Print word for word the first line of the listing below and every line after it, through the line with "Chart.register(...registerables);". Leave out the pictures and the rest.

▶ Material
::::

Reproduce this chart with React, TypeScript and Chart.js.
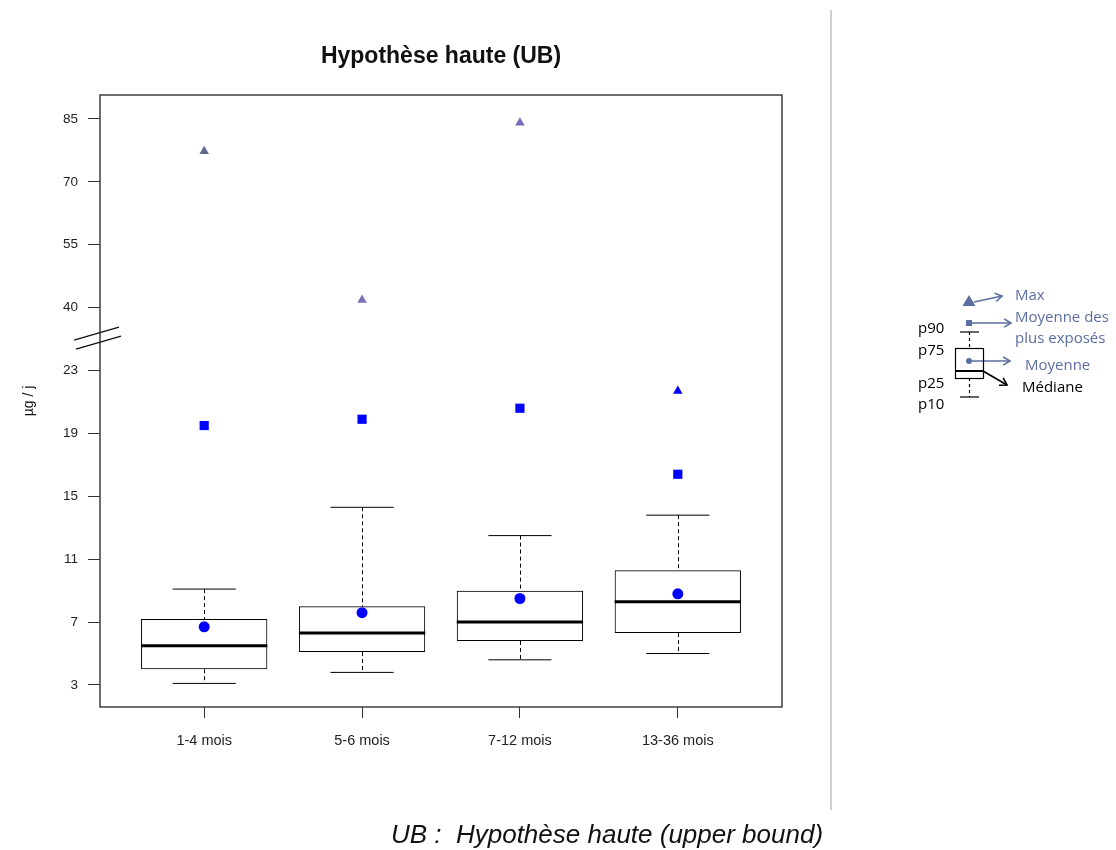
import React, { useEffect, useRef } from 'react';
import { Chart, registerables } from 'chart.js';

Chart.register(...registerables);

// ---------- data ----------
const categories = ['1-4 mois', '5-6 mois', '7-12 mois', '13-36 mois'];
const p10 = [3.1, 3.8, 4.6, 5.0];
const p25 = [4.0, 5.1, 5.8, 6.3];
const median = [5.5, 6.3, 7.0, 8.3];
const p75 = [7.2, 8.0, 9.0, 10.3];
const p90 = [9.1, 14.3, 12.5, 13.8];
const mean = [6.7, 7.6, 8.5, 8.8];
const meanTop = [19.5, 19.9, 20.6, 16.4];
const maxVal = [77.3, 41.8, 84.1, 21.7];
const maxColors = ['#606a90', '#7a72b6', '#786cba', '#0000ff'];
const yTicks = [3, 7, 11, 15, 19, 23, 40, 55, 70, 85];

const titleText = 'Hypothèse haute (UB)';
const yTitle = 'µg / j';
const caption = 'UB :  Hypothèse haute (upper bound)';

// piecewise mapping of a value onto the broken axis (one unit per tick interval)
function toAxis(v: number): number {
  const t = yTicks;
  let i = 0;
  while (i < t.length - 2 && v > t[i + 1]) i++;
  return i + (v - t[i]) / (t[i + 1] - t[i]);
}

const LEG = '#5b6ea0';

function line(ctx: CanvasRenderingContext2D, x1: number, y1: number, x2: number, y2: number) {
  ctx.beginPath();
  ctx.moveTo(x1, y1);
  ctx.lineTo(x2, y2);
  ctx.stroke();
}

function arrow(ctx: CanvasRenderingContext2D, x1: number, y1: number, x2: number, y2: number, color: string) {
  ctx.save();
  ctx.strokeStyle = color;
  ctx.lineWidth = 1.6;
  line(ctx, x1, y1, x2, y2);
  const a = Math.atan2(y2 - y1, x2 - x1);
  const h = 8;
  ctx.beginPath();
  ctx.moveTo(x2 - h * Math.cos(a - 0.55), y2 - h * Math.sin(a - 0.55));
  ctx.lineTo(x2, y2);
  ctx.lineTo(x2 - h * Math.cos(a + 0.55), y2 - h * Math.sin(a + 0.55));
  ctx.stroke();
  ctx.restore();
}

const boxPartsPlugin = {
  id: 'boxParts',
  beforeDatasetsDraw(chart: any) {
    const ctx: CanvasRenderingContext2D = chart.ctx;
    const x = chart.scales.x;
    const y = chart.scales.y;
    ctx.save();
    ctx.strokeStyle = '#000';
    categories.forEach((_, i) => {
      const c = i + 1;
      const cx = Math.round(x.getPixelForValue(c)) + 0.5;
      const capL = x.getPixelForValue(c - 0.2);
      const capR = x.getPixelForValue(c + 0.2);
      const boxL = x.getPixelForValue(c - 0.4);
      const boxR = x.getPixelForValue(c + 0.4);
      const y10 = y.getPixelForValue(toAxis(p10[i]));
      const y25 = y.getPixelForValue(toAxis(p25[i]));
      const y50 = y.getPixelForValue(toAxis(median[i]));
      const y75 = y.getPixelForValue(toAxis(p75[i]));
      const y90 = y.getPixelForValue(toAxis(p90[i]));
      ctx.lineWidth = 1;
      ctx.setLineDash([4, 3]);
      line(ctx, cx, y90, cx, y75);
      line(ctx, cx, y25, cx, y10);
      ctx.setLineDash([]);
      line(ctx, capL, y90, capR, y90);
      line(ctx, capL, y10, capR, y10);
      ctx.lineWidth = 3;
      line(ctx, boxL, y50, boxR, y50);
    });
    ctx.restore();
  },
};

const decorPlugin = {
  id: 'decor',
  afterDraw(chart: any) {
    const ctx: CanvasRenderingContext2D = chart.ctx;
    const area = chart.chartArea;
    const y = chart.scales.y;
    ctx.save();
    // plot frame
    ctx.strokeStyle = '#333';
    ctx.lineWidth = 1.4;
    ctx.strokeRect(area.left, area.top, area.right - area.left, area.bottom - area.top);

    // axis break marks
    const yb = y.getPixelForValue(5.5);
    ctx.strokeStyle = '#111';
    ctx.lineWidth = 1.3;
    line(ctx, area.left - 26, yb + 1, area.left + 19, yb - 12);
    line(ctx, area.left - 24, yb + 10, area.left + 21, yb - 3);

    // title
    ctx.fillStyle = '#111';
    ctx.textAlign = 'center';
    ctx.textBaseline = 'middle';
    ctx.font = 'bold 23px "Liberation Sans", Arial, sans-serif';
    ctx.fillText(titleText, (area.left + area.right) / 2, 57);

    // y title
    ctx.save();
    ctx.translate(29, (area.top + area.bottom) / 2);
    ctx.rotate(-Math.PI / 2);
    ctx.font = '14px "Liberation Sans", Arial, sans-serif';
    ctx.fillText(yTitle, 0, 0);
    ctx.restore();

    // separator
    ctx.strokeStyle = '#d0d0d0';
    ctx.lineWidth = 2;
    line(ctx, 831, 10, 831, 810);

    // caption
    ctx.fillStyle = '#111';
    ctx.font = 'italic 26px "Liberation Sans", Arial, sans-serif';
    ctx.textAlign = 'center';
    ctx.fillText(caption, 607, 836);

    // ---- legend schematic ----
    const lx = 969;
    ctx.fillStyle = LEG;
    ctx.beginPath();
    ctx.moveTo(lx, 295);
    ctx.lineTo(lx + 6.5, 306);
    ctx.lineTo(lx - 6.5, 306);
    ctx.closePath();
    ctx.fill();
    arrow(ctx, lx + 5, 302, 1002, 296, LEG);
    ctx.fillRect(lx - 3, 320, 6, 6);
    arrow(ctx, lx + 3, 323, 1011, 323, LEG);
    ctx.beginPath();
    ctx.arc(lx, 361, 3, 0, Math.PI * 2);
    ctx.fill();
    arrow(ctx, lx + 3, 361, 1010, 361, LEG);

    ctx.strokeStyle = '#000';
    ctx.lineWidth = 1.2;
    line(ctx, 960, 332, 979, 332);
    line(ctx, 960, 397, 979, 397);
    ctx.setLineDash([3, 3]);
    line(ctx, lx + 0.5, 332, lx + 0.5, 348);
    line(ctx, lx + 0.5, 378, lx + 0.5, 397);
    ctx.setLineDash([]);
    ctx.strokeRect(955.5, 348.5, 28, 30);
    ctx.lineWidth = 2;
    line(ctx, 955.5, 371, 983.5, 371);
    arrow(ctx, 983, 371, 1007, 385, '#000');

    ctx.textAlign = 'left';
    ctx.textBaseline = 'middle';
    ctx.font = '15px "Open Sans", "Noto Sans", sans-serif';
    ctx.fillStyle = LEG;
    ctx.fillText('Max', 1015, 296);
    ctx.fillText('Moyenne des', 1015, 318);
    ctx.fillText('plus exposés', 1015, 339);
    ctx.fillText('Moyenne', 1025, 366);
    ctx.fillStyle = '#000';
    ctx.fillText('Médiane', 1022, 388);
    ctx.fillText('p90', 918, 329);
    ctx.fillText('p75', 918, 351);
    ctx.fillText('p25', 918, 384);
    ctx.fillText('p10', 918, 405);
    ctx.restore();
  },
};

export default function App() {
  const ref = useRef<HTMLCanvasElement | null>(null);

  useEffect(() => {
    if (!ref.current) return;
    const chart = new Chart(ref.current, {
      type: 'bar',
      data: {
        datasets: [
          {
            type: 'scatter',
            label: 'Max',
            data: categories.map((_, i) => ({ x: i + 1, y: toAxis(maxVal[i]) })),
            pointStyle: 'triangle',
            pointRadius: 5.5,
            backgroundColor: maxColors,
            borderColor: maxColors,
            borderWidth: 0,
            order: 0,
          } as any,
          {
            type: 'scatter',
            label: 'Moyenne des plus exposés',
            data: categories.map((_, i) => ({ x: i + 1, y: toAxis(meanTop[i]) })),
            pointStyle: 'rect',
            pointRadius: 6.5,
            backgroundColor: '#0000ff',
            borderColor: '#0000ff',
            borderWidth: 0,
            order: 0,
          } as any,
          {
            type: 'scatter',
            label: 'Moyenne',
            data: categories.map((_, i) => ({ x: i + 1, y: toAxis(mean[i]) })),
            pointStyle: 'circle',
            pointRadius: 5.5,
            backgroundColor: '#0000ff',
            borderColor: '#0000ff',
            borderWidth: 0,
            order: 0,
          } as any,
          {
            type: 'bar',
            label: 'p25-p75',
            data: categories.map((_, i) => ({ x: i + 1, y: [toAxis(p25[i]), toAxis(p75[i])] })),
            backgroundColor: 'rgba(0,0,0,0)',
            borderColor: '#000',
            borderWidth: 1,
            borderSkipped: false,
            barPercentage: 0.8,
            categoryPercentage: 1,
            order: 5,
          } as any,
        ],
      },
      options: {
        animation: false,
        responsive: false,
        devicePixelRatio: 1,
        events: [],
        layout: { padding: { left: 0, top: 95, right: 334, bottom: 0 } },
        plugins: { legend: { display: false }, tooltip: { enabled: false }, title: { display: false } },
        scales: {
          x: {
            type: 'linear',
            min: 0.34,
            max: 4.66,
            offset: false,
            afterFit: (s: any) => { s.height = 143; },
            afterBuildTicks: (s: any) => { s.ticks = categories.map((_, i) => ({ value: i + 1 })); },
            grid: { drawOnChartArea: false, drawTicks: true, tickLength: 11, color: '#333', offset: false },
            border: { display: false },
            ticks: {
              padding: 14,
              color: '#222',
              font: { family: '"Liberation Sans", Arial, sans-serif', size: 14.5 },
              maxRotation: 0,
              autoSkip: false,
              callback: (v: any) => categories[Math.round(Number(v)) - 1] ?? '',
            },
          },
          y: {
            type: 'linear',
            min: -0.35,
            max: 9.38,
            afterFit: (s: any) => { s.width = 100; },
            afterBuildTicks: (s: any) => { s.ticks = yTicks.map((_, i) => ({ value: i })); },
            grid: { drawOnChartArea: false, drawTicks: true, tickLength: 12, color: '#333' },
            border: { display: false },
            ticks: {
              padding: 10,
              color: '#222',
              autoSkip: false,
              font: { family: '"Liberation Sans", Arial, sans-serif', size: 13.5 },
              callback: (v: any) => String(yTicks[Math.round(Number(v))] ?? ''),
            },
          },
        },
      } as any,
      plugins: [boxPartsPlugin, decorPlugin],
    });
    return () => chart.destroy();
  }, []);

  return (
    <div style={{ position: 'absolute', left: 0, top: 0, width: 1116, height: 850, background: '#fff' }}>
      <canvas ref={ref} width={1116} height={850} style={{ display: 'block', width: 1116, height: 850 }} />
    </div>
  );
}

::::

▶ Output for this task
Reproduce this chart with React, TypeScript and Chart.js.
import React, { useEffect, useRef } from 'react';
import { Chart, registerables } from 'chart.js';

Chart.register(...registerables);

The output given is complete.